** BEGIN DATA SEGMENT **
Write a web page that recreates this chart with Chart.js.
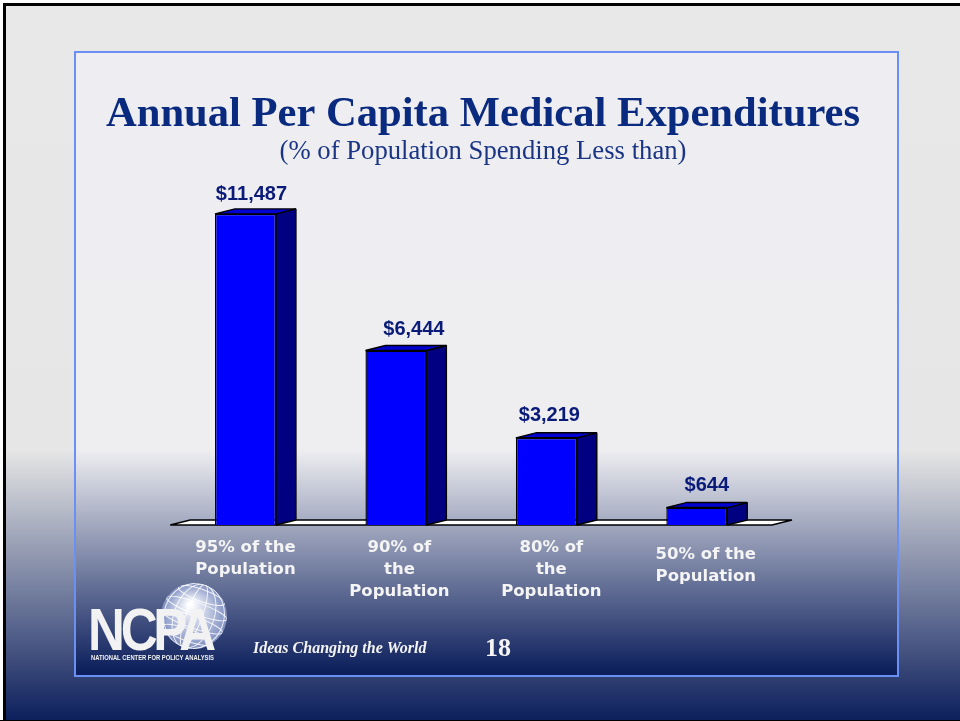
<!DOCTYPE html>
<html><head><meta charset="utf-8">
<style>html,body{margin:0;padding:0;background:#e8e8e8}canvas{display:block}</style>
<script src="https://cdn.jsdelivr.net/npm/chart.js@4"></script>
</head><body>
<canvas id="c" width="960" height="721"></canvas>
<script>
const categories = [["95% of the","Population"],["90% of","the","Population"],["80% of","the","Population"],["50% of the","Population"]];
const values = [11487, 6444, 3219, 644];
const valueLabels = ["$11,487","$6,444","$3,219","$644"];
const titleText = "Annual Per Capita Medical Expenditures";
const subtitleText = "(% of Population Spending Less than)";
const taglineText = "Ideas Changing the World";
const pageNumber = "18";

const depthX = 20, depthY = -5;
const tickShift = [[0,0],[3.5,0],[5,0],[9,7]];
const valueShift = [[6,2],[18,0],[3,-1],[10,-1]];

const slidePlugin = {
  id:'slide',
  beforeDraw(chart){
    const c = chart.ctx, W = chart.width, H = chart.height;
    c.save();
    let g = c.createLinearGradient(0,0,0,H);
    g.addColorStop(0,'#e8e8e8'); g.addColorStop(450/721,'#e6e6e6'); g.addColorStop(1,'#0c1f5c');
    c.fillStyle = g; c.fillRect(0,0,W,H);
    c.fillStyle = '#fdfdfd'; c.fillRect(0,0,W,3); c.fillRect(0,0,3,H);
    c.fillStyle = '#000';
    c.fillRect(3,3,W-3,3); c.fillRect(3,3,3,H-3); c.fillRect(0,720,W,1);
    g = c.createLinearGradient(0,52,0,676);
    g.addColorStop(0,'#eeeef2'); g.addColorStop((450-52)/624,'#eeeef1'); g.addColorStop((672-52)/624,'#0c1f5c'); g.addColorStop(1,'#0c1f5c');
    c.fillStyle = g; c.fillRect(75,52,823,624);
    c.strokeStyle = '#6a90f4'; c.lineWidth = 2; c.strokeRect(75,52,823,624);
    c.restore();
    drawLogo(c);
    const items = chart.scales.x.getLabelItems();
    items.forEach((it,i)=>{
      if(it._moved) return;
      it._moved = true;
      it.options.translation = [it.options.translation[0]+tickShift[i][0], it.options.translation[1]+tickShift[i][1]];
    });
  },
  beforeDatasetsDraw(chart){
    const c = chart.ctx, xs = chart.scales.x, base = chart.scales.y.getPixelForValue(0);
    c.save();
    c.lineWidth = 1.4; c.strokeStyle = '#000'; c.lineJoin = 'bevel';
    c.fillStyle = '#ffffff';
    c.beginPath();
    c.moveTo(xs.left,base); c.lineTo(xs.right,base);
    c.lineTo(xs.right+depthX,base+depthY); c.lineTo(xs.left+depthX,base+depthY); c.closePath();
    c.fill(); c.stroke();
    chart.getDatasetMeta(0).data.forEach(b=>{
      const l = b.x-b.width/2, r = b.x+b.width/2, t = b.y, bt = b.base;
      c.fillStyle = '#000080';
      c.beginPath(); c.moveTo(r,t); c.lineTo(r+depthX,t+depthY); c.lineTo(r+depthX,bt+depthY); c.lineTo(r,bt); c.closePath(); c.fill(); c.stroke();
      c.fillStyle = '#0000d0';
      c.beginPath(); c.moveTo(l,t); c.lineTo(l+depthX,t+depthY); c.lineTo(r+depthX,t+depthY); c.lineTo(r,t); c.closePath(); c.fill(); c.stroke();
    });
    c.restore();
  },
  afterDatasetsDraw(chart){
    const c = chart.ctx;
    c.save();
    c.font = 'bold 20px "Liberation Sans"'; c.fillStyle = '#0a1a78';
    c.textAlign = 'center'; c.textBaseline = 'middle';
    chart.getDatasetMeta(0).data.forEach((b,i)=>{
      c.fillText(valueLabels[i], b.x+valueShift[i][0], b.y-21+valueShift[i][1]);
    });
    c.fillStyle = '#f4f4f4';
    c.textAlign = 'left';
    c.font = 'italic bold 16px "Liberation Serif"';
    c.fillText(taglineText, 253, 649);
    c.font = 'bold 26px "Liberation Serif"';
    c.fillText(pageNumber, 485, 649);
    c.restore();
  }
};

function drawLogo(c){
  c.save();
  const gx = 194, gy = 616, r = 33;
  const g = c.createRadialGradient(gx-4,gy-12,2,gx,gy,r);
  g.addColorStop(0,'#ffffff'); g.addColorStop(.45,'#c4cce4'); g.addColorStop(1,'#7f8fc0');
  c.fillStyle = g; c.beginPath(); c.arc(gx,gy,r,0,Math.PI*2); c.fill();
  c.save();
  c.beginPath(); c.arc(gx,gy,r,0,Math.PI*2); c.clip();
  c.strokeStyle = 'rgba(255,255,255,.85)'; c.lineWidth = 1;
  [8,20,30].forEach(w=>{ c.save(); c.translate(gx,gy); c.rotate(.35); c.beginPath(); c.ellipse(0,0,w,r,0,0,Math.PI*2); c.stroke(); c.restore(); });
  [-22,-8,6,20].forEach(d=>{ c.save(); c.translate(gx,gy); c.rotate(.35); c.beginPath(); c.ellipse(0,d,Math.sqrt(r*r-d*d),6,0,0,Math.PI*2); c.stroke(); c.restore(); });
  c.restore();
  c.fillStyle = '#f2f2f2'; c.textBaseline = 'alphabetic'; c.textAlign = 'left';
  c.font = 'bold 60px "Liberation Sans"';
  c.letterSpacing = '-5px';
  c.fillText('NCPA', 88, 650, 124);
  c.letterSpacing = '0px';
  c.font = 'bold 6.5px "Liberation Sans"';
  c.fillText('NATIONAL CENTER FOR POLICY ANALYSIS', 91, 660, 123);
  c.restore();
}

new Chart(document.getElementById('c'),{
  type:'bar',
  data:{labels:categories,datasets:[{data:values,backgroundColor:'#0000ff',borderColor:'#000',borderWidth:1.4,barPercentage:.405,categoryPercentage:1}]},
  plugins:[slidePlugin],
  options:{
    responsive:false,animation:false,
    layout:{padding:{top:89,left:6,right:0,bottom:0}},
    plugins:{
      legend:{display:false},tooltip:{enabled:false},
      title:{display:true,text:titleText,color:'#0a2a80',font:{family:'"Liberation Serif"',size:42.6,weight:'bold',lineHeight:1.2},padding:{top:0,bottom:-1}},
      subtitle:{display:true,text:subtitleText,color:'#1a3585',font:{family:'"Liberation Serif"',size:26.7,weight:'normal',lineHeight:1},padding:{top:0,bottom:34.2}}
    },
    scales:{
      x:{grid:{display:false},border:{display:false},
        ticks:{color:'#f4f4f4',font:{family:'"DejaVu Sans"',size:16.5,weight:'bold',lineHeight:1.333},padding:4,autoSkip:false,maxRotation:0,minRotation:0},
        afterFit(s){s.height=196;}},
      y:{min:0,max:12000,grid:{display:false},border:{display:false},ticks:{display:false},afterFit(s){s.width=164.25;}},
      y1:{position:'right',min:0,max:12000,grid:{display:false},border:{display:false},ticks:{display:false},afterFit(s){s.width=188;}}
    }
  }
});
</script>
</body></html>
** END DATA SEGMENT **
- YOUR OBJECTIVE:
Restate the listing above word for word, and skip the pictures.

- WRITTEN RESPONSE:
Write a web page that recreates this chart with Chart.js.
<!DOCTYPE html>
<html><head><meta charset="utf-8">
<style>html,body{margin:0;padding:0;background:#e8e8e8}canvas{display:block}</style>
<script src="https://cdn.jsdelivr.net/npm/chart.js@4"></script>
</head><body>
<canvas id="c" width="960" height="721"></canvas>
<script>
const categories = [["95% of the","Population"],["90% of","the","Population"],["80% of","the","Population"],["50% of the","Population"]];
const values = [11487, 6444, 3219, 644];
const valueLabels = ["$11,487","$6,444","$3,219","$644"];
const titleText = "Annual Per Capita Medical Expenditures";
const subtitleText = "(% of Population Spending Less than)";
const taglineText = "Ideas Changing the World";
const pageNumber = "18";

const depthX = 20, depthY = -5;
const tickShift = [[0,0],[3.5,0],[5,0],[9,7]];
const valueShift = [[6,2],[18,0],[3,-1],[10,-1]];

const slidePlugin = {
  id:'slide',
  beforeDraw(chart){
    const c = chart.ctx, W = chart.width, H = chart.height;
    c.save();
    let g = c.createLinearGradient(0,0,0,H);
    g.addColorStop(0,'#e8e8e8'); g.addColorStop(450/721,'#e6e6e6'); g.addColorStop(1,'#0c1f5c');
    c.fillStyle = g; c.fillRect(0,0,W,H);
    c.fillStyle = '#fdfdfd'; c.fillRect(0,0,W,3); c.fillRect(0,0,3,H);
    c.fillStyle = '#000';
    c.fillRect(3,3,W-3,3); c.fillRect(3,3,3,H-3); c.fillRect(0,720,W,1);
    g = c.createLinearGradient(0,52,0,676);
    g.addColorStop(0,'#eeeef2'); g.addColorStop((450-52)/624,'#eeeef1'); g.addColorStop((672-52)/624,'#0c1f5c'); g.addColorStop(1,'#0c1f5c');
    c.fillStyle = g; c.fillRect(75,52,823,624);
    c.strokeStyle = '#6a90f4'; c.lineWidth = 2; c.strokeRect(75,52,823,624);
    c.restore();
    drawLogo(c);
    const items = chart.scales.x.getLabelItems();
    items.forEach((it,i)=>{
      if(it._moved) return;
      it._moved = true;
      it.options.translation = [it.options.translation[0]+tickShift[i][0], it.options.translation[1]+tickShift[i][1]];
    });
  },
  beforeDatasetsDraw(chart){
    const c = chart.ctx, xs = chart.scales.x, base = chart.scales.y.getPixelForValue(0);
    c.save();
    c.lineWidth = 1.4; c.strokeStyle = '#000'; c.lineJoin = 'bevel';
    c.fillStyle = '#ffffff';
    c.beginPath();
    c.moveTo(xs.left,base); c.lineTo(xs.right,base);
    c.lineTo(xs.right+depthX,base+depthY); c.lineTo(xs.left+depthX,base+depthY); c.closePath();
    c.fill(); c.stroke();
    chart.getDatasetMeta(0).data.forEach(b=>{
      const l = b.x-b.width/2, r = b.x+b.width/2, t = b.y, bt = b.base;
      c.fillStyle = '#000080';
      c.beginPath(); c.moveTo(r,t); c.lineTo(r+depthX,t+depthY); c.lineTo(r+depthX,bt+depthY); c.lineTo(r,bt); c.closePath(); c.fill(); c.stroke();
      c.fillStyle = '#0000d0';
      c.beginPath(); c.moveTo(l,t); c.lineTo(l+depthX,t+depthY); c.lineTo(r+depthX,t+depthY); c.lineTo(r,t); c.closePath(); c.fill(); c.stroke();
    });
    c.restore();
  },
  afterDatasetsDraw(chart){
    const c = chart.ctx;
    c.save();
    c.font = 'bold 20px "Liberation Sans"'; c.fillStyle = '#0a1a78';
    c.textAlign = 'center'; c.textBaseline = 'middle';
    chart.getDatasetMeta(0).data.forEach((b,i)=>{
      c.fillText(valueLabels[i], b.x+valueShift[i][0], b.y-21+valueShift[i][1]);
    });
    c.fillStyle = '#f4f4f4';
    c.textAlign = 'left';
    c.font = 'italic bold 16px "Liberation Serif"';
    c.fillText(taglineText, 253, 649);
    c.font = 'bold 26px "Liberation Serif"';
    c.fillText(pageNumber, 485, 649);
    c.restore();
  }
};

function drawLogo(c){
  c.save();
  const gx = 194, gy = 616, r = 33;
  const g = c.createRadialGradient(gx-4,gy-12,2,gx,gy,r);
  g.addColorStop(0,'#ffffff'); g.addColorStop(.45,'#c4cce4'); g.addColorStop(1,'#7f8fc0');
  c.fillStyle = g; c.beginPath(); c.arc(gx,gy,r,0,Math.PI*2); c.fill();
  c.save();
  c.beginPath(); c.arc(gx,gy,r,0,Math.PI*2); c.clip();
  c.strokeStyle = 'rgba(255,255,255,.85)'; c.lineWidth = 1;
  [8,20,30].forEach(w=>{ c.save(); c.translate(gx,gy); c.rotate(.35); c.beginPath(); c.ellipse(0,0,w,r,0,0,Math.PI*2); c.stroke(); c.restore(); });
  [-22,-8,6,20].forEach(d=>{ c.save(); c.translate(gx,gy); c.rotate(.35); c.beginPath(); c.ellipse(0,d,Math.sqrt(r*r-d*d),6,0,0,Math.PI*2); c.stroke(); c.restore(); });
  c.restore();
  c.fillStyle = '#f2f2f2'; c.textBaseline = 'alphabetic'; c.textAlign = 'left';
  c.font = 'bold 60px "Liberation Sans"';
  c.letterSpacing = '-5px';
  c.fillText('NCPA', 88, 650, 124);
  c.letterSpacing = '0px';
  c.font = 'bold 6.5px "Liberation Sans"';
  c.fillText('NATIONAL CENTER FOR POLICY ANALYSIS', 91, 660, 123);
  c.restore();
}

new Chart(document.getElementById('c'),{
  type:'bar',
  data:{labels:categories,datasets:[{data:values,backgroundColor:'#0000ff',borderColor:'#000',borderWidth:1.4,barPercentage:.405,categoryPercentage:1}]},
  plugins:[slidePlugin],
  options:{
    responsive:false,animation:false,
    layout:{padding:{top:89,left:6,right:0,bottom:0}},
    plugins:{
      legend:{display:false},tooltip:{enabled:false},
      title:{display:true,text:titleText,color:'#0a2a80',font:{family:'"Liberation Serif"',size:42.6,weight:'bold',lineHeight:1.2},padding:{top:0,bottom:-1}},
      subtitle:{display:true,text:subtitleText,color:'#1a3585',font:{family:'"Liberation Serif"',size:26.7,weight:'normal',lineHeight:1},padding:{top:0,bottom:34.2}}
    },
    scales:{
      x:{grid:{display:false},border:{display:false},
        ticks:{color:'#f4f4f4',font:{family:'"DejaVu Sans"',size:16.5,weight:'bold',lineHeight:1.333},padding:4,autoSkip:false,maxRotation:0,minRotation:0},
        afterFit(s){s.height=196;}},
      y:{min:0,max:12000,grid:{display:false},border:{display:false},ticks:{display:false},afterFit(s){s.width=164.25;}},
      y1:{position:'right',min:0,max:12000,grid:{display:false},border:{display:false},ticks:{display:false},afterFit(s){s.width=188;}}
    }
  }
});
</script>
</body></html>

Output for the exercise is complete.